The Beekman Group
- Industry: Property developers
- Founded: 1970
- Founder: John Beekman & Bram Beekman
- Headquarters: Port Shepstone, KwaZulu-Natal, South Africa
- Key people: John Beekman (CEO), Wayne Beekman (Director), Cindy Allan (Director) and Neville Beekman (Director)
- Number of employees: 1,100 (2021)
- Website: www.beekmangroup.com

= Beekman Group =

South African leisure hospitality provider and property developer

The Beekman Group is a leisure hospitality provider and property developer headquartered in Port Shepstone on the South Coast of KwaZulu-Natal, South Africa. The group is known as a leisure services provider of holiday accommodation and resort management services. It also has a portfolio of property development, including leisure, residential and commercial properties. It started operations in 1970.

The Beekman Group has been the recipient of the Standard Bank KZN Top business award and several PMR.africa excellence awards along with other industry awards won since its inception.

==History==

The Beekman Group (formerly Beekman Brothers Group) was founded by John Beekman and his brother late Bram Beekman in 1970. The group established its first vacation ownership development in 1982 at Banana Beach, which was followed by more Suntide timeshare resorts, including Illovo Sands, Suntide Winkelspruit, Margate Hotel & Cabanas and Qunu Falls. The group then joined The Vacation Ownership Association of South Africa (VOASA). In 1993, Beekman Group launched its first subsidiary, The Holiday Club. The Holiday Club later expanded into Botswana and Zimbabwe.

Since 2002, the group began acquiring commercial and residential properties, and expanding its asset management portfolio.

==Overview==

The Beekman Group has several operations and investment divisions that cover residential, commercial and leisure sectors. Its leisure operations include holiday homes, vacation ownership and leisure services. These leisure operations have subsidiaries including Vacation Management Services, iExchange, Beekman Managed Portfolio, Beekman Lifestyle Portfolio, Private Residence Collection, Body Bliss Day Spa and Beekman Holidays (Previously Anytime Holidays).

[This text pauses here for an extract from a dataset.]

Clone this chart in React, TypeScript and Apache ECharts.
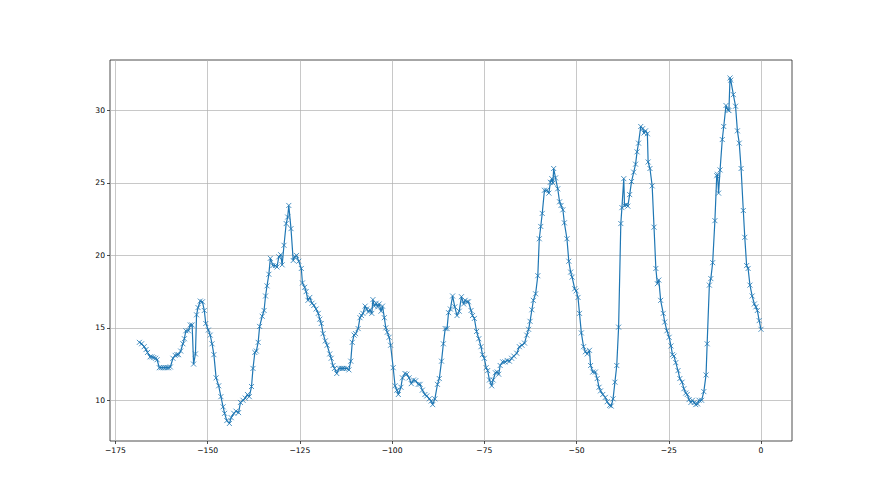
import React, { useEffect, useRef } from "react";
import * as echarts from "echarts";

const hours: number[] = [
  -168.5, -167.9, -167.2, -166.7, -166.3, -165.6, -165.1, -164.6, -164.1, -163.7,
  -163.1, -162.6, -162.0, -161.5, -161.0, -160.6, -160.1, -159.4, -158.8, -158.3,
  -157.9, -157.3, -156.7, -156.3, -155.9, -155.2, -154.7, -154.2, -153.8, -153.3,
  -153.0, -152.6, -152.0, -151.4, -150.9, -150.5, -149.8, -149.3, -148.8, -148.3,
  -147.7, -147.0, -146.4, -145.8, -145.4, -144.8, -144.1, -143.6, -142.9, -142.3,
  -141.6, -141.1, -140.4, -139.8, -139.2, -138.7, -138.1, -137.7, -137.2, -136.8,
  -136.3, -135.9, -135.2, -134.7, -134.3, -133.9, -133.4, -133.0, -132.3, -131.6,
  -131.2, -130.7, -130.2, -129.8, -129.3, -128.7, -128.3, -128.0, -127.4, -126.8,
  -126.4, -125.9, -125.3, -124.6, -124.3, -123.7, -123.3, -122.8, -122.3, -121.7,
  -121.2, -120.6, -120.0, -119.6, -119.2, -118.7, -118.1, -117.6, -116.9, -116.5,
  -116.0, -115.6, -115.0, -114.4, -113.8, -113.4, -113.0, -112.3, -111.7, -111.2,
  -110.8, -110.3, -109.9, -109.2, -108.7, -108.3, -107.9, -107.3, -106.9, -106.4,
  -106.0, -105.5, -105.2, -104.8, -104.3, -103.9, -103.5, -103.0, -102.6, -102.1,
  -101.7, -101.3, -100.8, -100.4, -99.7, -99.2, -98.7, -98.3, -97.6, -97.2,
  -96.5, -96.0, -95.4, -94.8, -94.2, -93.6, -92.9, -92.4, -91.8, -91.1,
  -90.6, -89.9, -89.4, -89.0, -88.4, -87.7, -87.2, -86.6, -86.1, -85.6,
  -85.1, -84.7, -84.2, -83.6, -83.0, -82.4, -81.8, -81.2, -80.6, -80.2,
  -79.7, -79.3, -78.6, -78.2, -77.7, -77.1, -76.5, -75.9, -75.5, -75.0,
  -74.5, -74.1, -73.6, -73.0, -72.6, -72.0, -71.5, -71.1, -70.7, -70.0,
  -69.4, -68.8, -68.2, -67.6, -67.0, -66.2, -65.5, -64.8, -64.1, -63.5,
  -63.0, -62.6, -62.1, -61.7, -61.1, -60.5, -60.1, -59.7, -59.3, -58.7,
  -58.1, -57.5, -57.1, -56.7, -56.4, -56.2, -55.7, -55.1, -54.6, -54.2,
  -53.7, -53.3, -52.6, -52.1, -51.6, -51.2, -50.5, -50.1, -49.6, -49.2,
  -48.7, -48.1, -47.6, -47.1, -46.5, -46.2, -45.6, -44.9, -44.4, -43.9,
  -43.5, -42.9, -42.2, -41.7, -41.0, -40.6, -40.1, -39.6, -39.1, -38.6,
  -38.0, -37.7, -37.2, -37.0, -36.5, -36.1, -35.6, -35.1, -34.5, -34.0,
  -33.6, -33.2, -32.6, -32.1, -31.7, -31.3, -30.8, -30.6, -30.1, -29.5,
  -29.0, -28.5, -28.1, -27.7, -27.2, -26.5, -26.1, -25.5, -24.9, -24.4,
  -24.0, -23.6, -23.1, -22.5, -22.0, -21.4, -20.9, -20.4, -20.0, -19.5,
  -19.0, -18.6, -18.1, -17.7, -17.2, -16.8, -16.1, -15.5, -14.9, -14.6,
  -14.0, -13.6, -13.1, -12.5, -12.0, -11.8, -11.5, -11.1, -10.5, -10.1,
  -9.5, -9.0, -8.7, -8.4, -8.2, -7.5, -6.9, -6.4, -5.9, -5.4,
  -4.8, -4.4, -3.9, -3.5, -3.0, -2.4, -1.8, -1.4, -1.0, -0.5,
  0.0,
];

const values: number[] = [
  14.0, 13.9, 13.7, 13.5, 13.3, 13.0, 13.0, 12.95, 12.9, 12.8,
  12.25, 12.25, 12.25, 12.25, 12.25, 12.25, 12.3, 12.9, 13.1, 13.15,
  13.15, 13.4, 13.9, 14.25, 14.8, 14.8, 15.2, 15.2, 12.5, 13.2,
  15.9, 16.4, 16.85, 16.8, 16.2, 15.3, 14.85, 14.5, 13.9, 13.15,
  11.55, 11.0, 10.25, 9.55, 9.1, 8.6, 8.4, 8.8, 9.1, 9.25,
  9.15, 9.85, 10.0, 10.15, 10.4, 10.25, 10.95, 12.2, 13.3, 13.4,
  14.0, 15.1, 15.8, 16.2, 17.2, 17.9, 18.7, 19.8, 19.3, 19.3,
  19.2, 19.9, 20.05, 19.35, 20.7, 22.2, 22.65, 23.45, 21.85, 19.65,
  19.9, 20.0, 19.6, 19.1, 18.1, 17.8, 17.5, 16.9, 17.1, 16.7,
  16.55, 16.3, 16.0, 15.6, 15.3, 14.6, 14.1, 13.8, 13.2, 12.9,
  12.4, 12.2, 11.85, 12.2, 12.2, 12.2, 12.2, 12.2, 12.1, 12.7,
  14.0, 14.5, 14.6, 14.95, 15.7, 15.85, 16.0, 16.5, 16.3, 16.1,
  16.25, 16.0, 16.95, 16.5, 16.7, 16.45, 16.65, 16.15, 16.5, 15.7,
  15.0, 14.7, 14.35, 13.8, 12.25, 11.0, 10.7, 10.4, 10.9, 11.55,
  11.85, 11.8, 11.55, 11.15, 11.4, 11.35, 11.1, 11.1, 10.7, 10.4,
  10.3, 10.1, 9.95, 9.7, 10.1, 11.1, 11.5, 12.7, 13.9, 14.95,
  14.95, 16.05, 16.3, 17.2, 16.45, 15.85, 16.15, 17.15, 16.65, 16.9,
  16.8, 16.8, 16.2, 15.85, 15.65, 14.75, 14.25, 13.7, 13.15, 12.9,
  12.25, 12.05, 11.4, 11.0, 11.4, 11.9, 11.95, 11.8, 12.4, 12.65,
  12.65, 12.75, 12.7, 12.9, 13.05, 13.25, 13.7, 13.8, 13.95, 14.5,
  14.9, 15.45, 16.25, 16.9, 17.35, 18.6, 21.15, 22.0, 22.9, 24.5,
  24.5, 24.3, 25.05, 25.3, 25.0, 26.0, 25.35, 24.6, 23.7, 23.45,
  23.15, 22.25, 21.15, 19.6, 18.85, 18.5, 17.7, 17.55, 17.1, 16.0,
  14.65, 13.7, 13.35, 13.2, 13.45, 12.4, 11.95, 11.95, 11.5, 10.9,
  10.65, 10.4, 10.2, 9.9, 9.65, 9.6, 10.1, 11.25, 12.4, 15.05,
  22.2, 23.3, 25.3, 23.45, 23.5, 23.4, 24.2, 25.1, 25.75, 26.3,
  27.15, 27.75, 28.9, 28.75, 28.45, 28.6, 28.4, 26.45, 26.0, 24.8,
  21.95, 19.1, 18.05, 18.3, 16.9, 16.0, 15.4, 14.8, 14.35, 13.75,
  13.15, 13.05, 12.6, 12.05, 11.5, 11.25, 10.8, 10.5, 10.4, 10.05,
  9.85, 10.0, 9.85, 9.7, 9.75, 10.0, 10.0, 10.6, 11.75, 13.9,
  17.95, 18.4, 19.5, 22.4, 25.5, 25.6, 24.3, 25.9, 28.0, 28.9,
  30.35, 30.05, 30.0, 32.25, 32.1, 31.1, 30.3, 28.6, 27.75, 26.0,
  23.1, 21.25, 19.3, 19.1, 17.95, 17.2, 16.65, 16.45, 16.2, 15.5,
  14.9,
];

const xTicks: number[] = [-175, -150, -125, -100, -75, -50, -25, 0];
const yTicks: number[] = [10, 15, 20, 25, 30];

const fmt = (v: number) => (v < 0 ? "\u2212" + Math.abs(v) : String(v));

export default function App() {
  const ref = useRef<HTMLDivElement>(null);
  useEffect(() => {
    document.body.style.margin = "0";
    if (!ref.current) return;
    const chart = echarts.init(ref.current, null, { renderer: "svg" });
    const data = hours.map((h, i) => [h, values[i]]);
    const font = "DejaVu Sans";
    chart.setOption({
      animation: false,
      backgroundColor: "#ffffff",
      grid: {
        left: 110,
        right: 88,
        top: 60,
        bottom: 54,
        show: true,
        borderColor: "#222",
        borderWidth: 0.8,
        backgroundColor: "transparent",
      },
      xAxis: {
        type: "value",
        min: -176.46,
        max: 8.4,
        axisLine: { show: false, onZero: false },
        axisTick: {
          show: true,
          customValues: xTicks,
          length: 3,
          lineStyle: { color: "#222", width: 0.8 },
        },
        axisLabel: {
          customValues: xTicks,
          formatter: fmt,
          color: "#000",
          fontSize: 7.6,
          fontFamily: font,
          margin: 5,
        },
        splitLine: { show: true, lineStyle: { color: "#b0b0b0", width: 0.7 } },
      },
      yAxis: {
        type: "value",
        min: 7.19,
        max: 33.49,
        axisLine: { show: false, onZero: false },
        axisTick: {
          show: true,
          customValues: yTicks,
          length: 3,
          lineStyle: { color: "#222", width: 0.8 },
        },
        axisLabel: {
          customValues: yTicks,
          formatter: fmt,
          color: "#000",
          fontSize: 7.6,
          fontFamily: font,
          margin: 5,
        },
        splitLine: { show: true, lineStyle: { color: "#b0b0b0", width: 0.7 } },
      },
      series: [
        {
          type: "line",
          data,
          showAllSymbol: true,
          symbol: "path://M0,0L10,10M0,10L10,0",
          symbolSize: 5,
          itemStyle: { color: "#1f77b4", borderColor: "#1f77b4", borderWidth: 0.8 },
          lineStyle: { color: "#1f77b4", width: 1.2 },
          emphasis: { disabled: true },
        },
      ],
    });
    return () => chart.dispose();
  }, []);
  return (
    <div
      ref={ref}
      style={{ position: "fixed", left: 0, top: 0, width: 880, height: 495 }}
    />
  );
}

The Beekman Group has received several awards and recognitions including the RCI Developer of the Year award 5 times between 1998 and 2007, with the founders inducted in the RCI Hall of Fame in 2007. The group has also won the Standard Bank KZN Top Business Award twice, and the PMR.africa excellence awards in 2016, 2018 and 2021. The Beekman Managed Portfolio has been awarded the World Travel Awards as Africa’s Leading Travel Club three times.